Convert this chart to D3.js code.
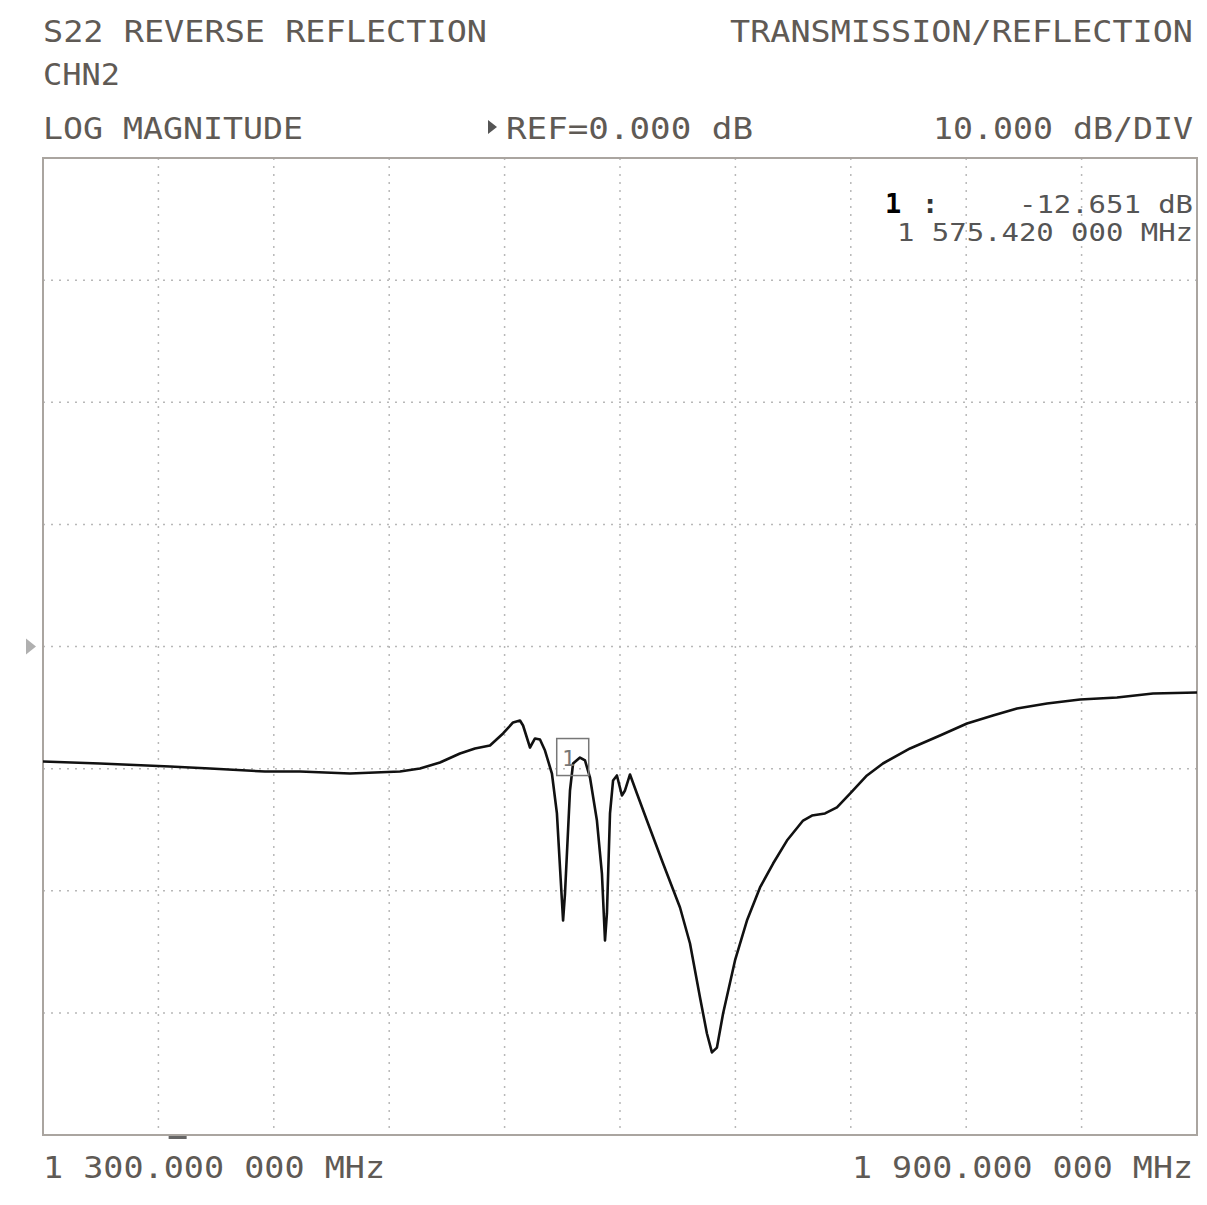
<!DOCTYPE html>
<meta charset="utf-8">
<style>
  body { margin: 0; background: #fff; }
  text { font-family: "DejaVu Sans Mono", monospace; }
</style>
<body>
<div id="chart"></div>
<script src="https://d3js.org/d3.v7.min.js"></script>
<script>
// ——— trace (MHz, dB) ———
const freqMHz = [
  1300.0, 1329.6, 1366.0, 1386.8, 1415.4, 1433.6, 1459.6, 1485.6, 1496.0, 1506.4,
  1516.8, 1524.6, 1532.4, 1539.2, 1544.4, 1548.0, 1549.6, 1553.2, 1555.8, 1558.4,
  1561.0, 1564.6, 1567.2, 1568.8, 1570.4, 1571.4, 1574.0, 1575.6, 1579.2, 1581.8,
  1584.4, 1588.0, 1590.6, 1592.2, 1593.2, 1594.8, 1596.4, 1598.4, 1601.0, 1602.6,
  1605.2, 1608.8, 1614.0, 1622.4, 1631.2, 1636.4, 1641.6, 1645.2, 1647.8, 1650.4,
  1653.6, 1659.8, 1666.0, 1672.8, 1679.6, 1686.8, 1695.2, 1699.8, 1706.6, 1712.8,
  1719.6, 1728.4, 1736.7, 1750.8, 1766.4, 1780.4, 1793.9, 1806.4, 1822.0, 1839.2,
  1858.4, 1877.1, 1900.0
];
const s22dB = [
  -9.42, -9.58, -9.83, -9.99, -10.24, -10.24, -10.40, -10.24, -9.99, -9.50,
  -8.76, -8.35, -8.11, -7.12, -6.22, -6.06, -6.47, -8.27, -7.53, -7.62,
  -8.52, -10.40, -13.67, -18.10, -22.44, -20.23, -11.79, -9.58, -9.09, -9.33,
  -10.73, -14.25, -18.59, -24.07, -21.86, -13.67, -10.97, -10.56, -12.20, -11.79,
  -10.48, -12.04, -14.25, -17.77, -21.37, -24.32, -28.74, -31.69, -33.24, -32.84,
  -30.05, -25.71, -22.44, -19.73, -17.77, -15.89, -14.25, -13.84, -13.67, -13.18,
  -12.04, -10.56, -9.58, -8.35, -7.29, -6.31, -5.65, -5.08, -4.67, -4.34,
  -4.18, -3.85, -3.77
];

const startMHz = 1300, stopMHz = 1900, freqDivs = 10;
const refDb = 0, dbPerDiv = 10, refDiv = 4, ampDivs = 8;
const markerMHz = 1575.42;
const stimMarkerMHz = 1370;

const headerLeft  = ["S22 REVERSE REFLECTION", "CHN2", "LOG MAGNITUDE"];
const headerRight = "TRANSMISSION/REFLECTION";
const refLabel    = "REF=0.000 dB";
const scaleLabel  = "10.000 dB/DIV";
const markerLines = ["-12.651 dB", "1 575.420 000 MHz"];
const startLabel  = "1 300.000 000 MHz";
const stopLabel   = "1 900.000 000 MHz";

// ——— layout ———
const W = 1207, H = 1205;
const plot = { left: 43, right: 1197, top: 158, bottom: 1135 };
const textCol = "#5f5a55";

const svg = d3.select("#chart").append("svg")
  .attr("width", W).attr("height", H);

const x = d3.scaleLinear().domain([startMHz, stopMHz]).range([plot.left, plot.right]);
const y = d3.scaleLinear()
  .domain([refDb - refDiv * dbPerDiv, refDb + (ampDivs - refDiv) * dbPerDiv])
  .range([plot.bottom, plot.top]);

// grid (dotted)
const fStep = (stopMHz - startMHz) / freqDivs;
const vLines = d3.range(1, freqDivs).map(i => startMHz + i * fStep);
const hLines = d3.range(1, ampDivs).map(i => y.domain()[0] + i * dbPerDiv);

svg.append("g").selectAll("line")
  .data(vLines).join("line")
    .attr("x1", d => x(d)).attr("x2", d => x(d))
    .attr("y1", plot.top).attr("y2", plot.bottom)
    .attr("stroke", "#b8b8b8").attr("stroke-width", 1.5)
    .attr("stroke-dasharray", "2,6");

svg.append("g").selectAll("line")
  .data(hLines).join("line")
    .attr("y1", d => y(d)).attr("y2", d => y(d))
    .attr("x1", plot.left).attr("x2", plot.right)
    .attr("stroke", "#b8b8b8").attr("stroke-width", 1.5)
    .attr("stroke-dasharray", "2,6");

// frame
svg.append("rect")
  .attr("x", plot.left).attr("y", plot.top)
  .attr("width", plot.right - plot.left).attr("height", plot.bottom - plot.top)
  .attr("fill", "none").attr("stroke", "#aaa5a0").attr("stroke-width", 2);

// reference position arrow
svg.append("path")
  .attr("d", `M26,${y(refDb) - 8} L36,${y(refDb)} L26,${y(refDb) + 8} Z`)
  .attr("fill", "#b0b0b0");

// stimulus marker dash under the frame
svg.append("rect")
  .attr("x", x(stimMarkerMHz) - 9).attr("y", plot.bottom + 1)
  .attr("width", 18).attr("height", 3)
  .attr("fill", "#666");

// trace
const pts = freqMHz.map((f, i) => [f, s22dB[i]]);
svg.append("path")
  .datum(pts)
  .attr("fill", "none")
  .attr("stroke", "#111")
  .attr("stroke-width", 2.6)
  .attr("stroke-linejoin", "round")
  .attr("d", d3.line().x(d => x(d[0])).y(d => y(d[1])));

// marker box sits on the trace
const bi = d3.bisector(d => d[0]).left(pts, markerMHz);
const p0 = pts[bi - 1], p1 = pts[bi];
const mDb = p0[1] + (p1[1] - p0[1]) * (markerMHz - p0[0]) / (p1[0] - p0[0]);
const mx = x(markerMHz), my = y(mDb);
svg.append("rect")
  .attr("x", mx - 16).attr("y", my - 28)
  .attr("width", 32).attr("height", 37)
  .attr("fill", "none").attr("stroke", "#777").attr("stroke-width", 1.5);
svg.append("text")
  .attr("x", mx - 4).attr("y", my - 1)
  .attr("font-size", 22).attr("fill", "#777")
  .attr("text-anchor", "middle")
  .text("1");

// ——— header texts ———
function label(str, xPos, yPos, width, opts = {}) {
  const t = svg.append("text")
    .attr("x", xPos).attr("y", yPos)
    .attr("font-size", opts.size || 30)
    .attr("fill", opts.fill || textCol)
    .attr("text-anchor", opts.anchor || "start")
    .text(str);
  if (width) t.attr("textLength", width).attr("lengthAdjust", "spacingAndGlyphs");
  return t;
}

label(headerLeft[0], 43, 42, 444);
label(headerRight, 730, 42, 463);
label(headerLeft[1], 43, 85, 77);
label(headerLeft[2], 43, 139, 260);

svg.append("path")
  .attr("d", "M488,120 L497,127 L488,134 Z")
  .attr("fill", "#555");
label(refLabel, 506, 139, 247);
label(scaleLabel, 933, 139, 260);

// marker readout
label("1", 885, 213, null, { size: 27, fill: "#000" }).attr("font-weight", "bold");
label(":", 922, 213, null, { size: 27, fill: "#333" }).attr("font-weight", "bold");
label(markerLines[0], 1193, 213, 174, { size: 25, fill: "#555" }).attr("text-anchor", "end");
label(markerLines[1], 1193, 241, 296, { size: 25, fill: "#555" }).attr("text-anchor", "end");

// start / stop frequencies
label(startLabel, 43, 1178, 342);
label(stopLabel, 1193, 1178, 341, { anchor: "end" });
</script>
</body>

THE PROBLEM :: Take the listing above and print it exactly, apart from the pictures.

THE COMPLETED TASK ::
Convert this chart to D3.js code.
<!DOCTYPE html>
<meta charset="utf-8">
<style>
  body { margin: 0; background: #fff; }
  text { font-family: "DejaVu Sans Mono", monospace; }
</style>
<body>
<div id="chart"></div>
<script src="https://d3js.org/d3.v7.min.js"></script>
<script>
// ——— trace (MHz, dB) ———
const freqMHz = [
  1300.0, 1329.6, 1366.0, 1386.8, 1415.4, 1433.6, 1459.6, 1485.6, 1496.0, 1506.4,
  1516.8, 1524.6, 1532.4, 1539.2, 1544.4, 1548.0, 1549.6, 1553.2, 1555.8, 1558.4,
  1561.0, 1564.6, 1567.2, 1568.8, 1570.4, 1571.4, 1574.0, 1575.6, 1579.2, 1581.8,
  1584.4, 1588.0, 1590.6, 1592.2, 1593.2, 1594.8, 1596.4, 1598.4, 1601.0, 1602.6,
  1605.2, 1608.8, 1614.0, 1622.4, 1631.2, 1636.4, 1641.6, 1645.2, 1647.8, 1650.4,
  1653.6, 1659.8, 1666.0, 1672.8, 1679.6, 1686.8, 1695.2, 1699.8, 1706.6, 1712.8,
  1719.6, 1728.4, 1736.7, 1750.8, 1766.4, 1780.4, 1793.9, 1806.4, 1822.0, 1839.2,
  1858.4, 1877.1, 1900.0
];
const s22dB = [
  -9.42, -9.58, -9.83, -9.99, -10.24, -10.24, -10.40, -10.24, -9.99, -9.50,
  -8.76, -8.35, -8.11, -7.12, -6.22, -6.06, -6.47, -8.27, -7.53, -7.62,
  -8.52, -10.40, -13.67, -18.10, -22.44, -20.23, -11.79, -9.58, -9.09, -9.33,
  -10.73, -14.25, -18.59, -24.07, -21.86, -13.67, -10.97, -10.56, -12.20, -11.79,
  -10.48, -12.04, -14.25, -17.77, -21.37, -24.32, -28.74, -31.69, -33.24, -32.84,
  -30.05, -25.71, -22.44, -19.73, -17.77, -15.89, -14.25, -13.84, -13.67, -13.18,
  -12.04, -10.56, -9.58, -8.35, -7.29, -6.31, -5.65, -5.08, -4.67, -4.34,
  -4.18, -3.85, -3.77
];

const startMHz = 1300, stopMHz = 1900, freqDivs = 10;
const refDb = 0, dbPerDiv = 10, refDiv = 4, ampDivs = 8;
const markerMHz = 1575.42;
const stimMarkerMHz = 1370;

const headerLeft  = ["S22 REVERSE REFLECTION", "CHN2", "LOG MAGNITUDE"];
const headerRight = "TRANSMISSION/REFLECTION";
const refLabel    = "REF=0.000 dB";
const scaleLabel  = "10.000 dB/DIV";
const markerLines = ["-12.651 dB", "1 575.420 000 MHz"];
const startLabel  = "1 300.000 000 MHz";
const stopLabel   = "1 900.000 000 MHz";

// ——— layout ———
const W = 1207, H = 1205;
const plot = { left: 43, right: 1197, top: 158, bottom: 1135 };
const textCol = "#5f5a55";

const svg = d3.select("#chart").append("svg")
  .attr("width", W).attr("height", H);

const x = d3.scaleLinear().domain([startMHz, stopMHz]).range([plot.left, plot.right]);
const y = d3.scaleLinear()
  .domain([refDb - refDiv * dbPerDiv, refDb + (ampDivs - refDiv) * dbPerDiv])
  .range([plot.bottom, plot.top]);

// grid (dotted)
const fStep = (stopMHz - startMHz) / freqDivs;
const vLines = d3.range(1, freqDivs).map(i => startMHz + i * fStep);
const hLines = d3.range(1, ampDivs).map(i => y.domain()[0] + i * dbPerDiv);

svg.append("g").selectAll("line")
  .data(vLines).join("line")
    .attr("x1", d => x(d)).attr("x2", d => x(d))
    .attr("y1", plot.top).attr("y2", plot.bottom)
    .attr("stroke", "#b8b8b8").attr("stroke-width", 1.5)
    .attr("stroke-dasharray", "2,6");

svg.append("g").selectAll("line")
  .data(hLines).join("line")
    .attr("y1", d => y(d)).attr("y2", d => y(d))
    .attr("x1", plot.left).attr("x2", plot.right)
    .attr("stroke", "#b8b8b8").attr("stroke-width", 1.5)
    .attr("stroke-dasharray", "2,6");

// frame
svg.append("rect")
  .attr("x", plot.left).attr("y", plot.top)
  .attr("width", plot.right - plot.left).attr("height", plot.bottom - plot.top)
  .attr("fill", "none").attr("stroke", "#aaa5a0").attr("stroke-width", 2);

// reference position arrow
svg.append("path")
  .attr("d", `M26,${y(refDb) - 8} L36,${y(refDb)} L26,${y(refDb) + 8} Z`)
  .attr("fill", "#b0b0b0");

// stimulus marker dash under the frame
svg.append("rect")
  .attr("x", x(stimMarkerMHz) - 9).attr("y", plot.bottom + 1)
  .attr("width", 18).attr("height", 3)
  .attr("fill", "#666");

// trace
const pts = freqMHz.map((f, i) => [f, s22dB[i]]);
svg.append("path")
  .datum(pts)
  .attr("fill", "none")
  .attr("stroke", "#111")
  .attr("stroke-width", 2.6)
  .attr("stroke-linejoin", "round")
  .attr("d", d3.line().x(d => x(d[0])).y(d => y(d[1])));

// marker box sits on the trace
const bi = d3.bisector(d => d[0]).left(pts, markerMHz);
const p0 = pts[bi - 1], p1 = pts[bi];
const mDb = p0[1] + (p1[1] - p0[1]) * (markerMHz - p0[0]) / (p1[0] - p0[0]);
const mx = x(markerMHz), my = y(mDb);
svg.append("rect")
  .attr("x", mx - 16).attr("y", my - 28)
  .attr("width", 32).attr("height", 37)
  .attr("fill", "none").attr("stroke", "#777").attr("stroke-width", 1.5);
svg.append("text")
  .attr("x", mx - 4).attr("y", my - 1)
  .attr("font-size", 22).attr("fill", "#777")
  .attr("text-anchor", "middle")
  .text("1");

// ——— header texts ———
function label(str, xPos, yPos, width, opts = {}) {
  const t = svg.append("text")
    .attr("x", xPos).attr("y", yPos)
    .attr("font-size", opts.size || 30)
    .attr("fill", opts.fill || textCol)
    .attr("text-anchor", opts.anchor || "start")
    .text(str);
  if (width) t.attr("textLength", width).attr("lengthAdjust", "spacingAndGlyphs");
  return t;
}

label(headerLeft[0], 43, 42, 444);
label(headerRight, 730, 42, 463);
label(headerLeft[1], 43, 85, 77);
label(headerLeft[2], 43, 139, 260);

svg.append("path")
  .attr("d", "M488,120 L497,127 L488,134 Z")
  .attr("fill", "#555");
label(refLabel, 506, 139, 247);
label(scaleLabel, 933, 139, 260);

// marker readout
label("1", 885, 213, null, { size: 27, fill: "#000" }).attr("font-weight", "bold");
label(":", 922, 213, null, { size: 27, fill: "#333" }).attr("font-weight", "bold");
label(markerLines[0], 1193, 213, 174, { size: 25, fill: "#555" }).attr("text-anchor", "end");
label(markerLines[1], 1193, 241, 296, { size: 25, fill: "#555" }).attr("text-anchor", "end");

// start / stop frequencies
label(startLabel, 43, 1178, 342);
label(stopLabel, 1193, 1178, 341, { anchor: "end" });
</script>
</body>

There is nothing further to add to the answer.